■ Recorded data
********************

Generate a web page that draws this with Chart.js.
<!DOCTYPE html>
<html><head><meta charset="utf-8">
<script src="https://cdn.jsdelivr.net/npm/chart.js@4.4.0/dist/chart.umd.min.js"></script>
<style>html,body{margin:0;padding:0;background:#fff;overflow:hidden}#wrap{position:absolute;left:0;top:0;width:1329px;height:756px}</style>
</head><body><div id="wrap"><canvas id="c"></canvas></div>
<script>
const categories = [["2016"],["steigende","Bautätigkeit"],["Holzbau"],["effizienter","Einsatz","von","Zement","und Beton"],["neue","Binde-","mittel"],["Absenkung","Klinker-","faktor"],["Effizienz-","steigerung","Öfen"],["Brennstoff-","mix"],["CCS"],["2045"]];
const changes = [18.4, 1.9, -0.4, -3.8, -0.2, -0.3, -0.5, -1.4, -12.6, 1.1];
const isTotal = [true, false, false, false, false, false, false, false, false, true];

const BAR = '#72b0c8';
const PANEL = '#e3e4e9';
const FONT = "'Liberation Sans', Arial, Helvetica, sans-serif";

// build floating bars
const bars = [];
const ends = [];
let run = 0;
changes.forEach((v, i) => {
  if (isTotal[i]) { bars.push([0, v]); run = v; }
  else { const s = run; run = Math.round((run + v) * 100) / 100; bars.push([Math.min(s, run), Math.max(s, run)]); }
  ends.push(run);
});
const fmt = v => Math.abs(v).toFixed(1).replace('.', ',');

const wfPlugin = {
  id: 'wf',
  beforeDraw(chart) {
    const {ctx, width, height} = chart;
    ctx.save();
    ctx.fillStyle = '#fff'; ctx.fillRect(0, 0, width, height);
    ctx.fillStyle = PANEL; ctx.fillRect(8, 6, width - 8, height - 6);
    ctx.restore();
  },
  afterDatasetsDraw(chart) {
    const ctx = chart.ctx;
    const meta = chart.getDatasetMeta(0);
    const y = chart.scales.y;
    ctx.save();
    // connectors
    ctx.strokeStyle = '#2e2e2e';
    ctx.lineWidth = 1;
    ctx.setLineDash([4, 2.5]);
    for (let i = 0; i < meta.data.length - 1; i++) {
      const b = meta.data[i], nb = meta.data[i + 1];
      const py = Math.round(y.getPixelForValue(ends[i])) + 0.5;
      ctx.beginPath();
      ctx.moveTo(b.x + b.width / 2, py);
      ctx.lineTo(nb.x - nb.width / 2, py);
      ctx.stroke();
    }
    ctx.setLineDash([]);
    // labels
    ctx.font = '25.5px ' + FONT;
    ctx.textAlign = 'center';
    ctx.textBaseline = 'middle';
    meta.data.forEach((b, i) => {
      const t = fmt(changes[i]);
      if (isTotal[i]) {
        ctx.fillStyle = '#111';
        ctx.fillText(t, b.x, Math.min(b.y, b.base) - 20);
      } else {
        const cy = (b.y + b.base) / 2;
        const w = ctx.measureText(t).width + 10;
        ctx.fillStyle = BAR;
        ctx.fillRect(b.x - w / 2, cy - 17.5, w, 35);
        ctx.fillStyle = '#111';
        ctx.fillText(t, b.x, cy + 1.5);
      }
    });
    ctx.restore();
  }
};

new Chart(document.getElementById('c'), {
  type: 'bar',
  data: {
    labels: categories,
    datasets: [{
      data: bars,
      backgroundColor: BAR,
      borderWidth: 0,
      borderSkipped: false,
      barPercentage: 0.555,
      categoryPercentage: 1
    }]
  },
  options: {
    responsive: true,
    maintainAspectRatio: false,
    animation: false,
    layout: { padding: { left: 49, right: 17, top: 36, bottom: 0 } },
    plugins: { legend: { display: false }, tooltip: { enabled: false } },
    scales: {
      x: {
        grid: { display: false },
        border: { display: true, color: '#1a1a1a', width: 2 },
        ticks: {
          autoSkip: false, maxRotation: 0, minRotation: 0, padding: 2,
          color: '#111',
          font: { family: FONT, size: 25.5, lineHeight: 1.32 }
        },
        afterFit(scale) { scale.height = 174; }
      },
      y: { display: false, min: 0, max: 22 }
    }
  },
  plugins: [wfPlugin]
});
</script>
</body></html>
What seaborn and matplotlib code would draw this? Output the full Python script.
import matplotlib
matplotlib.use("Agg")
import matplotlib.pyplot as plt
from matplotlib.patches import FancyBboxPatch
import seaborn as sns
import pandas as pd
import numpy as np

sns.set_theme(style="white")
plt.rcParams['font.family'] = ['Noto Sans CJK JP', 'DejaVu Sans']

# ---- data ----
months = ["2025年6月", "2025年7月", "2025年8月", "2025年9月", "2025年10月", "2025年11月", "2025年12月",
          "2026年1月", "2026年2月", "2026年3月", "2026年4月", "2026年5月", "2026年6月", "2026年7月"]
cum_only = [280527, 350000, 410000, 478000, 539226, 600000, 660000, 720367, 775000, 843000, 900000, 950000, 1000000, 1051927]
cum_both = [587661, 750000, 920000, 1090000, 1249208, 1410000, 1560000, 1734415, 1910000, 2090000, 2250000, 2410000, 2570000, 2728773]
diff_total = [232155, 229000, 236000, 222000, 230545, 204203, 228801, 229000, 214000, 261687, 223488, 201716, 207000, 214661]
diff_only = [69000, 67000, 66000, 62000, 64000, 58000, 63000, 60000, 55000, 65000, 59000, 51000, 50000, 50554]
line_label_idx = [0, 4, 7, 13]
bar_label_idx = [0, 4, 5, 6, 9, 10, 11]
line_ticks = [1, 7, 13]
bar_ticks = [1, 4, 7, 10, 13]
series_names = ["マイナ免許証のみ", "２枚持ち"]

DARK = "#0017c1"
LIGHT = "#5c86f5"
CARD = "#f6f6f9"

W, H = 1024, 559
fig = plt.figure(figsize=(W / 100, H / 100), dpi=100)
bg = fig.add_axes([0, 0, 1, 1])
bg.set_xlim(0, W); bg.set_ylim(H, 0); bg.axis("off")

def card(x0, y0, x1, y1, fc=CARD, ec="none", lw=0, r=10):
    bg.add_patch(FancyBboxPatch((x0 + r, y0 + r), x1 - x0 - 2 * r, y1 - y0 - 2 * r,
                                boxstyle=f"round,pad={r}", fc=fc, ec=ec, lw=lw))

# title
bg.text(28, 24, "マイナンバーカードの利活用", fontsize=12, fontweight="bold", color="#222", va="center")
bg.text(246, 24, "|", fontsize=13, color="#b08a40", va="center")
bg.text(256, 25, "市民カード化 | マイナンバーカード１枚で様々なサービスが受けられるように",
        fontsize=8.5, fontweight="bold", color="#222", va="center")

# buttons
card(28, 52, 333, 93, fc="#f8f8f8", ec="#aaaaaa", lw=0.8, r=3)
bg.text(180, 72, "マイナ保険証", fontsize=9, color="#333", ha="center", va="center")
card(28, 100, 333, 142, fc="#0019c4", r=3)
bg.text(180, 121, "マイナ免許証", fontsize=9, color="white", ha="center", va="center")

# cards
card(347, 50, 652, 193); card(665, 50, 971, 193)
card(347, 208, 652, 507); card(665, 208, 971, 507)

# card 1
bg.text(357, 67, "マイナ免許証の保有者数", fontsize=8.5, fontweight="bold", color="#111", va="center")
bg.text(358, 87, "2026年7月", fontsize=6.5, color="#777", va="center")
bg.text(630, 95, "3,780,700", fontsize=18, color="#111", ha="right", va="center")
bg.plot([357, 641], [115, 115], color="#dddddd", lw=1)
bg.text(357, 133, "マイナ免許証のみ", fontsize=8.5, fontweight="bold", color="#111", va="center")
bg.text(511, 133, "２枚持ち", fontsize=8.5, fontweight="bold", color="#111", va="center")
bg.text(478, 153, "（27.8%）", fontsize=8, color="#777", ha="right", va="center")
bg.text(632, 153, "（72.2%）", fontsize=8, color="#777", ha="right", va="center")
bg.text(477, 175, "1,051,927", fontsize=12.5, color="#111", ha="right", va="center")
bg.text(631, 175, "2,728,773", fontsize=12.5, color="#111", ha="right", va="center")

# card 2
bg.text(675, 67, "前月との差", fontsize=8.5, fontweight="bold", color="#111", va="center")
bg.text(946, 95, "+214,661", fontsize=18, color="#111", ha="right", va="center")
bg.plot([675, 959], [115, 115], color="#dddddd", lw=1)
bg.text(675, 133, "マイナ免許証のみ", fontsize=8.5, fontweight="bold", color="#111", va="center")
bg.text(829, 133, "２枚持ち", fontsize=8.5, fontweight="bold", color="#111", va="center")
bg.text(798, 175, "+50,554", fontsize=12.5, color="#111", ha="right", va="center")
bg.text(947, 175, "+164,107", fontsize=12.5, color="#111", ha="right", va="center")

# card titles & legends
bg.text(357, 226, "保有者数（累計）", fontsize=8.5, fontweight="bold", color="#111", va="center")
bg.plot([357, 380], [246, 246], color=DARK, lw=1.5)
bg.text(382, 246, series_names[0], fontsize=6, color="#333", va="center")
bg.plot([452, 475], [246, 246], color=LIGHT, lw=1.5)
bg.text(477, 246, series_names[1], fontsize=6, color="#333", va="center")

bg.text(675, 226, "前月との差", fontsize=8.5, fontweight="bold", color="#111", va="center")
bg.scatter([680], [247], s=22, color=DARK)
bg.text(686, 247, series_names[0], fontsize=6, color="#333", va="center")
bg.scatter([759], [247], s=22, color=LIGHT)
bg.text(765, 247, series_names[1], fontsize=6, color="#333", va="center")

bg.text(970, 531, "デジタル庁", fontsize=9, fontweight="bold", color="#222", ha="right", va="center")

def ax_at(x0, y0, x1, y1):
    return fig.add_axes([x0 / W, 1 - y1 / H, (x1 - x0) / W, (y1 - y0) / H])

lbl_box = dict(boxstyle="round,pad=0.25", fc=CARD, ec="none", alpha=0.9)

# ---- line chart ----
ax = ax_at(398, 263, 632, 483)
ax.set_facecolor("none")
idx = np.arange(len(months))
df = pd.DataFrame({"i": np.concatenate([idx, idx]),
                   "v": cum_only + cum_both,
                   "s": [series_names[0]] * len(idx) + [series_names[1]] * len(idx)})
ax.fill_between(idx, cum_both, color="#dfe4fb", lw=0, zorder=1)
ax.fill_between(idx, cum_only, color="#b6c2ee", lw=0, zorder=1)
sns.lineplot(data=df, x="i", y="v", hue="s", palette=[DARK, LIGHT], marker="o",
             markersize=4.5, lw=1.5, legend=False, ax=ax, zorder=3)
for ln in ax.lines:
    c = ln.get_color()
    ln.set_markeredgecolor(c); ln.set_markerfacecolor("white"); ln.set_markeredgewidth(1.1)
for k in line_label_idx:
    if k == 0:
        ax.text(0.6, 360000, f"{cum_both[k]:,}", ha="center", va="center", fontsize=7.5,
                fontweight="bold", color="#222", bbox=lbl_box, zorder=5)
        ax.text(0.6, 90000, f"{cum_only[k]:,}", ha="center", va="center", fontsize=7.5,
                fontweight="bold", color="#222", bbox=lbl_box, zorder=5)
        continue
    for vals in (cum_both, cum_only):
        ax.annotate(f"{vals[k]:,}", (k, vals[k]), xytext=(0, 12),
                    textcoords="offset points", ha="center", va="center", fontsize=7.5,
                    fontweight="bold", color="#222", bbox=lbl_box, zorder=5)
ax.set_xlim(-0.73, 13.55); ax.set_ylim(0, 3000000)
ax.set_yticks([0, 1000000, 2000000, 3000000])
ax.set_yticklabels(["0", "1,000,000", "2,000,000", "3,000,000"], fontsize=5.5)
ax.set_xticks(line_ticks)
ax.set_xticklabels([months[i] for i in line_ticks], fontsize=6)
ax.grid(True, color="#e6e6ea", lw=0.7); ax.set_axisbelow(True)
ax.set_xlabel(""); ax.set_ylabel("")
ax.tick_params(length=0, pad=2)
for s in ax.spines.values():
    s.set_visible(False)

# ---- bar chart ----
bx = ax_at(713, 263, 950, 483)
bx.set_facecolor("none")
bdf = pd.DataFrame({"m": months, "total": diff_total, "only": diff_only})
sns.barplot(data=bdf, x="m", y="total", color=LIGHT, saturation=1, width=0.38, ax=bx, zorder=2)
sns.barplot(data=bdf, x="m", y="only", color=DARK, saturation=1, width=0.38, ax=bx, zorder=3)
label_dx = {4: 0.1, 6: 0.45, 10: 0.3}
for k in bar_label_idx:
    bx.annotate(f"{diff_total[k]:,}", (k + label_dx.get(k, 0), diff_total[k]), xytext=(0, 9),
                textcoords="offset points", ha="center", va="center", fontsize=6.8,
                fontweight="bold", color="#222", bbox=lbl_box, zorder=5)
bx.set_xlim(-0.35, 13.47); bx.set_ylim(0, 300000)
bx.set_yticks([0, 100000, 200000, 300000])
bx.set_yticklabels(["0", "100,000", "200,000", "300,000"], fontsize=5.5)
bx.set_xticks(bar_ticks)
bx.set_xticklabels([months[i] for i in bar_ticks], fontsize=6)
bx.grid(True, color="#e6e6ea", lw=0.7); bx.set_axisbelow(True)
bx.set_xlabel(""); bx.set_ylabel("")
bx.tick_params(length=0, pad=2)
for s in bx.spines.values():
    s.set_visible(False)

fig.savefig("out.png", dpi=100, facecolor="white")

********************

■ TASK DIRECTIONS
Beginning with the line containing "What seaborn and" and ending with the line containing "import numpy as np", extract those lines exactly from the listing above, and only those.

■ EXERCISE SOLUTION
What seaborn and matplotlib code would draw this? Output the full Python script.
import matplotlib
matplotlib.use("Agg")
import matplotlib.pyplot as plt
from matplotlib.patches import FancyBboxPatch
import seaborn as sns
import pandas as pd
import numpy as np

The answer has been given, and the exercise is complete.